Vibes can be awesome, especially when they are compressed down into trailers, shorts, edits on social media. However, vibes alone do not yield substance. When vibes are stretched out over two hours without genuinely compelling drama to weave it all together, it ends up feeling like a waste of time. In a similar vein, a bar in Manhattan with $20 cocktails that happens to have some tropical aesthetic feels hollow in comparison to a genuine shack in the non-touristy parts of Hawaii.
The actual film behind Babygirl had nothing interesting to say about desire or power dynamics. Antonio Banderas plays the husband, a broadway director putting up an adaptation of Hedda Gabbler.
This kind of Buffalo Bill skin-inhabitation of a real work of drama with similar themes is something you see a lot these days but it is rarely effective. It brings even more attention to the lack of dramatic substance in the primary work, almost saying Hey, you know that other play about female desire? My characters talk about it. Therefore, my work is also about female desire. Such vain attempts to ascribe a level of importance to one’s work feels shallow. Yes, both Hedda Gabbler and Babygirl are about neurotic women whose desires conflict with the values deemed rational by society. She absconces her family and galavants off in the direction of her personal desire. This is a fine story to tell, however Babygirl does not have the juice to yield a worthy squeeze in this regard.

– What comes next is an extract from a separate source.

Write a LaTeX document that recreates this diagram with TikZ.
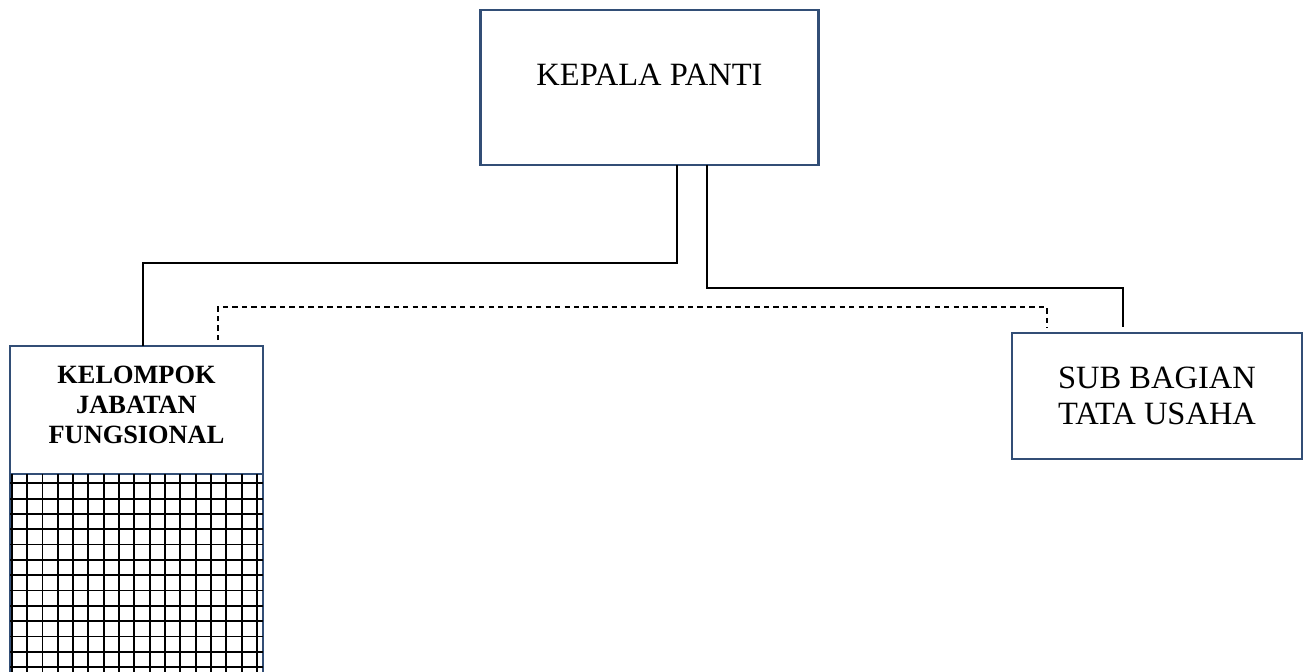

The characters are thin - Harris Dickinson, a fine actor I might add - is given very little to work with. Moments where he is able to talk about his past and his own wants and needs feel obligatory and unnatural. These moments do not result in meaningful complications to the plot or the fundamental drama. The cat and mouse game does not escalate. There is no real reckoning with the stakes (potential loss of family, job, reputation). The only real plot events are three instances of people finding out that this affair is going on between the CEO and the intern. None of these revelations result in scenes of compelling drama.
Capacity for critical thinking and artistic analysis continues to wane right alongside attention spans in a world where short form video has hijacked our dopamine receptors. Few people engage with art of any kind outside of surface-level aesthetics. As this trend continues and as the TikTok generation grows up, expect more movies that are simply vibes and nothing more.